11. En prononçant ainsi, la cour d'appel qui a suffisamment motivé la peine d'amende au regard des circonstances de l'infraction, de la personnalité et de la situation personnelle de son auteur, et en tenant compte des ressources et des charges du prévenu, appréciées au jour de l'audience, et qui n'avait pas à prendre en compte les conséquences de la déclaration de culpabilité et du prononcé d'une interdiction de gérer, a justifié sa décision.
12. Dès lors, le moyen doit être écarté.
Mais sur le quatrième moyen
Enoncé du moyen
13. Le moyen critique l'arrêt attaqué en ce qu'il a considéré que l'appel de M. [P] ne portait pas sur l'action civile et, en conséquence, n'a pas statué sur les intérêts civils mis à sa charge au profit de l'Etat français et de la direction générale des finances publiques, alors « que l'affaire est dévolue à la cour d'appel dans les limites fixées par l'acte d'appel et par la qualité de l'appelant ; qu'en considérant qu'« en l'absence d'appel des prévenus et de l'Etat français », les dispositions du jugement ayant déclaré [B] [P] responsable du préjudice invoqué par l'Etat français et l'ayant condamné solidairement avec les coprévenus à verser à l'Etat français la somme de 956 974 euros étaient définitives, cependant que l'appel de [B] [P] portait tant sur l'action publique que sur l'action civile de sorte que la cour d'appel était saisie de la question des intérêts civils, la cour d'appel a violé les articles 502 et 509 du code de procédure pénale. »
Réponse de la Cour
Vu l'article 509 du code de procédure pénale :
14. Selon ce texte, l'affaire est dévolue à la cour d'appel dans les limites fixées par l'acte d'appel et par la qualité de l'appelant.
15. L'arrêt attaqué énonce notamment qu'en l'absence d'appel de M. [P], les dispositions civiles du jugement l'ayant déclaré, avec les autres prévenus, responsable du préjudice subi par l'Etat français et l'ayant condamné solidairement à lui verser la somme de 956 974 euros à titre de dommages-intérêts pour les faits de complicité d'escroquerie en bande organisée, sont définitives.
16. En prononçant ainsi, alors que M. [P] avait relevé appel des dispositions pénales et civiles du jugement, la cour d'appel qui n'a pas prononcé sur les intérêts civils, a méconnu le texte précité.
17. La cassation est par conséquent encourue de ce chef.
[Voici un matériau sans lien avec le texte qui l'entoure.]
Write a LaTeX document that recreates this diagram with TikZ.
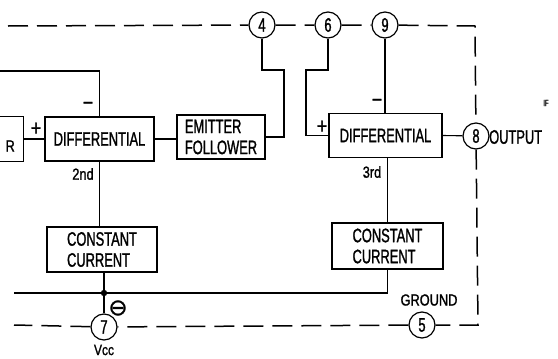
\documentclass[tikz,border=0pt]{standalone}
\usepackage{fontspec}
\setmainfont{Liberation Sans}
\newfontfamily\blockfont[FakeStretch=0.66, FakeBold=1.2]{Liberation Sans}
\newfontfamily\labelfont[FakeStretch=0.8, FakeBold=1.2]{Liberation Sans}
\newfontfamily\symfont[FakeBold=1]{DejaVu Sans}
\usetikzlibrary{positioning}

\begin{document}
\begin{tikzpicture}[x=1pt, y=-1pt,
    blk/.style={draw, line width=1.5pt, inner sep=0pt, font=\blockfont\fontsize{19.5}{21}\selectfont},
    pin/.style={circle, draw, line width=1.2pt, minimum size=26pt, inner sep=0pt, font=\blockfont\fontsize{19.5}{21}\selectfont},
    lbl/.style={font=\labelfont\fontsize{16}{19}\selectfont, inner sep=0pt},
    sgn/.style={font=\labelfont\fontsize{22}{22}\selectfont, inner sep=0pt},
    wire/.style={line width=1.1pt},
    pkg/.style={line width=1.5pt, dash pattern=on 20pt off 9pt}
]
    \useasboundingbox (0,0) rectangle (558,359);
    \clip (0,0) rectangle (558,359);

    % blocks
    \node[blk, minimum width=48pt, minimum height=45pt, anchor=east] (lb) at (24,139) {};
    \node[lbl, anchor=east] (lbt) at (15,146) {R};
    \node[blk, minimum width=109pt, minimum height=44pt] (d2) at (99.5,139) {DIFFERENTIAL};
    \node[blk, minimum width=88pt, minimum height=44pt, align=left] (ef) at (221,137) {EMITTER\\FOLLOWER};
    \node[blk, minimum width=113pt, minimum height=44pt] (d3) at (385.5,135.5) {DIFFERENTIAL};
    \node[blk, minimum width=110pt, minimum height=45pt, align=left] (cc1) at (102,249.5) {CONSTANT\\CURRENT};
    \node[blk, minimum width=111pt, minimum height=46pt, align=left] (cc2) at (387.5,246) {CONSTANT\\CURRENT};

    % pins
    \node[pin] (p4) at (262,25) {4};
    \node[pin] (p6) at (328,25) {6};
    \node[pin] (p9) at (385,25) {9};
    \node[pin] (p8) at (476,136) {8};
    \node[pin] (p7) at (104,327) {7};
    \node[pin] (p5) at (422,325) {5};

    % package outline
    \coordinate (tl) at (8,26);
    \coordinate (tr) at (475,26);
    \coordinate (br) at (478,325);
    \coordinate (bl) at (14,325);
    \draw[pkg] (tl) -- (p4) -- (p6) -- (p9) -- (tr) -- (p8) -- (br) -- (p5) -- (p7) -- (bl);

    % wiring
    \coordinate (fb) at (0,71);
    \coordinate (j) at (104,293);
    \coordinate (gl) at (14,293);
    \draw[wire] (fb) -| (d2.north);
    \draw[wire] (lb.east) -- (d2.west);
    \draw[wire] (d2.east) -- (ef.west |- d2.east);
    \draw[wire] (p4) |- (284,70) |- (ef.east);
    \draw[wire] (p6) |- (306,70) |- (d3.west);
    \draw[wire] (p9) -- (p9 |- d3.north);
    \draw[wire] (d3.east) -- (p8);
    \draw[wire] (d2.south) -- (d2.south |- cc1.north);
    \draw[wire] (d3.south -| cc2.north) -- (cc2.north);
    \draw[wire] (cc1.south -| j) -- (j) -- (p7);
    \draw[wire] (cc2.south) |- (gl);
    \fill (j) circle (3.2pt);

    % labels
    \node[sgn] (pl2) at (36,129) {+};
    \node[sgn] (mi2) at (88,106) {−};
    \node[lbl] (n2) at (83,174) {2nd};
    \node[sgn] (pl3) at (322,127) {+};
    \node[sgn] (mi3) at (377,103) {−};
    \node[lbl] (n3) at (372,172) {3rd};
    \node[anchor=west, inner sep=0pt, font=\blockfont\fontsize{19.5}{21}\selectfont] (out) at (489,137) {OUTPUT};
    \node[lbl] (gnd) at (429,300) {GROUND};
    \node[inner sep=0pt, font=\labelfont\fontsize{15}{17}\selectfont] (vcc) at (104,350) {Vcc};
    \node[font=\symfont\fontsize{23}{23}\selectfont, inner sep=0pt] (neg) at (118,308) {⊖};
    \node[font=\blockfont\fontsize{9}{9}\selectfont, inner sep=0pt] (mark) at (546,103) {IF};
\end{tikzpicture}
\end{document}
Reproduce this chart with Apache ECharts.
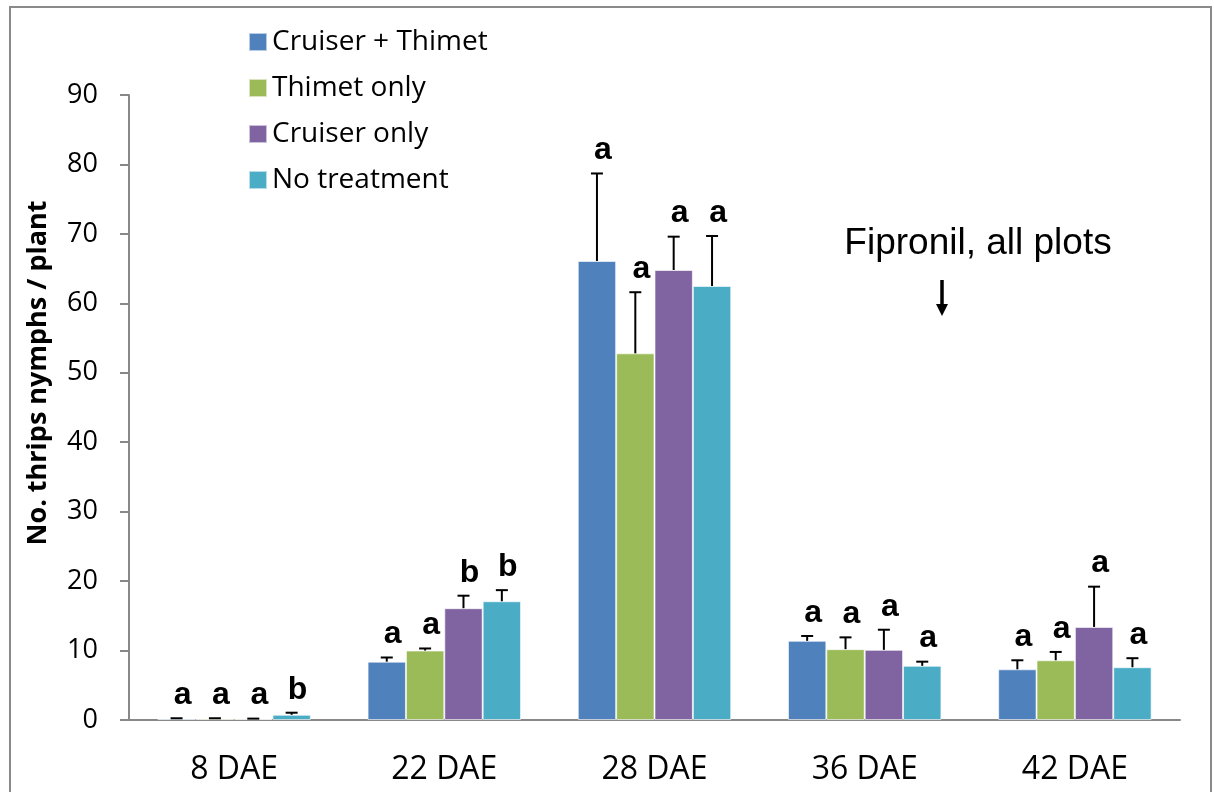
<!DOCTYPE html>
<html>
<head>
<meta charset="utf-8">
<script src="https://cdn.jsdelivr.net/npm/echarts@6/dist/echarts.min.js"></script>
<style>
  html, body { margin: 0; padding: 0; background: #fff; }
  #chart { width: 1214px; height: 792px; }
</style>
</head>
<body>
<div id="chart"></div>
<script>
var categories = ['8 DAE', '22 DAE', '28 DAE', '36 DAE', '42 DAE'];
var seriesNames = ['Cruiser + Thimet', 'Thimet only', 'Cruiser only', 'No treatment'];
var colors = ['#4F81BD', '#9BBB59', '#8064A2', '#4BACC6'];

// means
var cruiserThimet = [0.2, 8.4, 66.1, 11.4, 7.3];
var thimetOnly = [0.2, 10.0, 52.8, 10.2, 8.6];
var cruiserOnly = [0.15, 16.1, 64.8, 10.1, 13.4];
var noTreatment = [0.75, 17.1, 62.5, 7.8, 7.6];

// top of error bars (mean + SE)
var errCruiserThimet = [0.25, 9.0, 78.7, 12.1, 8.6];
var errThimetOnly = [0.25, 10.3, 61.6, 11.9, 9.8];
var errCruiserOnly = [0.2, 17.9, 69.6, 13.0, 19.2];
var errNoTreatment = [1.05, 18.7, 69.7, 8.4, 8.9];

// mean separation letters
var lettersCruiserThimet = ['a', 'a', 'a', 'a', 'a'];
var lettersThimetOnly = ['a', 'a', 'a', 'a', 'a'];
var lettersCruiserOnly = ['a', 'b', 'a', 'a', 'a'];
var lettersNoTreatment = ['b', 'b', 'a', 'a', 'a'];

var yTicks = [0, 10, 20, 30, 40, 50, 60, 70, 80, 90];

var means = [cruiserThimet, thimetOnly, cruiserOnly, noTreatment];
var errs = [errCruiserThimet, errThimetOnly, errCruiserOnly, errNoTreatment];
var letters = [lettersCruiserThimet, lettersThimetOnly, lettersCruiserOnly, lettersNoTreatment];

var gapRatio = 0.27;
var textFont = 'Open Sans';

var dom = document.getElementById('chart');
var myChart = echarts.init(dom);

function errorRenderer(k) {
    return function (params, api) {
        var ci = api.value(0);
        var hi = api.coord([ci, api.value(1)]);
        var lo = api.coord([ci, api.value(2)]);
        var band = api.size([1, 0])[0];
        var bw = band * (1 - gapRatio) / 4;
        var x = hi[0] + (k - 1.5) * bw;
        var cap = 6;
        var st = { stroke: '#000', lineWidth: 2 };
        return {
            type: 'group',
            children: [
                { type: 'line', shape: { x1: x, y1: lo[1], x2: x, y2: hi[1] }, style: st },
                { type: 'line', shape: { x1: x - cap, y1: hi[1], x2: x + cap, y2: hi[1] }, style: st },
                {
                    type: 'text',
                    style: {
                        text: letters[k][params.dataIndex],
                        x: x + 6,
                        y: hi[1] - 7,
                        textAlign: 'center',
                        textVerticalAlign: 'bottom',
                        fontFamily: 'Liberation Sans',
                        fontWeight: 'bold',
                        fontSize: 32,
                        fill: '#000'
                    }
                }
            ]
        };
    };
}

var series = [];
for (var k = 0; k < 4; k++) {
    series.push({
        name: seriesNames[k],
        type: 'bar',
        data: means[k],
        barGap: '0%',
        barCategoryGap: (gapRatio * 100) + '%',
        itemStyle: { color: colors[k], borderColor: 'rgba(255,255,255,0.6)', borderWidth: 1 }
    });
}
for (var k = 0; k < 4; k++) {
    var d = [];
    for (var i = 0; i < categories.length; i++) {
        d.push([i, errs[k][i], means[k][i]]);
    }
    series.push({
        type: 'custom',
        renderItem: errorRenderer(k),
        data: d,
        z: 5,
        silent: true
    });
}

var option = {
    backgroundColor: '#fff',
    animation: false,
    color: colors,
    grid: { left: 129, right: 34, top: 95, bottom: 72, containLabel: false },
    legend: {
        orient: 'vertical',
        left: 243,
        top: 22,
        itemWidth: 18,
        itemHeight: 18,
        itemGap: 16,
        data: seriesNames,
        icon: 'rect',
        textStyle: { fontFamily: textFont, fontSize: 28, color: '#000', lineHeight: 30 }
    },
    xAxis: {
        type: 'category',
        data: categories,
        axisLine: { lineStyle: { color: '#888', width: 2 } },
        axisTick: { length: 10, lineStyle: { color: '#888', width: 2 } },
        axisLabel: { fontFamily: textFont, fontSize: 32, color: '#000', margin: 34 }
    },
    yAxis: {
        type: 'value',
        min: 0,
        max: 90,
        interval: 10,
        splitLine: { show: false },
        axisLine: { show: true, lineStyle: { color: '#888', width: 2 } },
        axisTick: { show: true, length: 9, lineStyle: { color: '#888', width: 2 } },
        axisLabel: {
            fontFamily: textFont, fontSize: 27, color: '#000', margin: 31,
            formatter: function (v) { return yTicks.indexOf(v) >= 0 ? String(v) : ''; }
        }
    },
    graphic: [
        {
            type: 'rect',
            shape: { x: 10, y: 7, width: 1201, height: 800 },
            style: { fill: 'none', stroke: '#8a8a8a', lineWidth: 2 },
            silent: true
        },
        {
            type: 'text',
            x: 38, y: 373,
            rotation: Math.PI / 2,
            style: {
                text: 'No. thrips nymphs / plant',
                textAlign: 'center',
                textVerticalAlign: 'middle',
                fontFamily: textFont,
                fontWeight: 'bold',
                fontSize: 27,
                fill: '#000'
            }
        },
        {
            type: 'text',
            x: 978, y: 244,
            style: {
                text: 'Fipronil, all plots',
                textAlign: 'center',
                textVerticalAlign: 'middle',
                fontFamily: 'Liberation Sans',
                fontSize: 37,
                fill: '#000'
            }
        },
        {
            type: 'line',
            shape: { x1: 942, y1: 280, x2: 942, y2: 306 },
            style: { stroke: '#000', lineWidth: 3.5 }
        },
        {
            type: 'polygon',
            shape: { points: [[936, 304], [948, 304], [942, 316]] },
            style: { fill: '#000' }
        }
    ],
    series: series
};

myChart.setOption(option, true);
</script>
</body>
</html>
Portée et conséquences de la cassation
18. La cassation à intervenir ne concerne que les dispositions civiles relatives à M. [P]. Les autres dispositions seront donc maintenues.
PAR CES MOTIFS, la Cour :
CASSE et ANNULE l'arrêt susvisé de la cour d'appel d'Aix-en-Provence, en date du 4 juillet 2023, mais en ses seules dispositions civiles relatives à M. [P], toutes autres dispositions étant expressément maintenues ;
Et pour qu'il soit à nouveau jugé, conformément à la loi, dans les limites de la cassation ainsi prononcée,
RENVOIE la cause et les parties devant la cour d'appel d'Aix-en-Provence, autrement composée, à ce désignée par délibération spéciale prise en chambre du conseil ;
Dit n'y avoir lieu à application de l'article 618-1 du code de procédure pénale ;
ORDONNE l'impression du présent arrêt, sa transcription sur les registres du greffe de la chambre de l'instruction de la cour d'appel d'Aix-en-Provence et sa mention en marge ou à la suite de l'arrêt partiellement annulé ;
Ainsi fait et jugé par la Cour de cassation, chambre criminelle, et prononcé par le président en son audience publique du quinze janvier deux mille vingt-cinq.
En foi de quoi le présent arrêt a été signé par le président, le rapporteur et Mme Boudalia, greffier de chambre qui a assisté au prononcé de l'arrêt.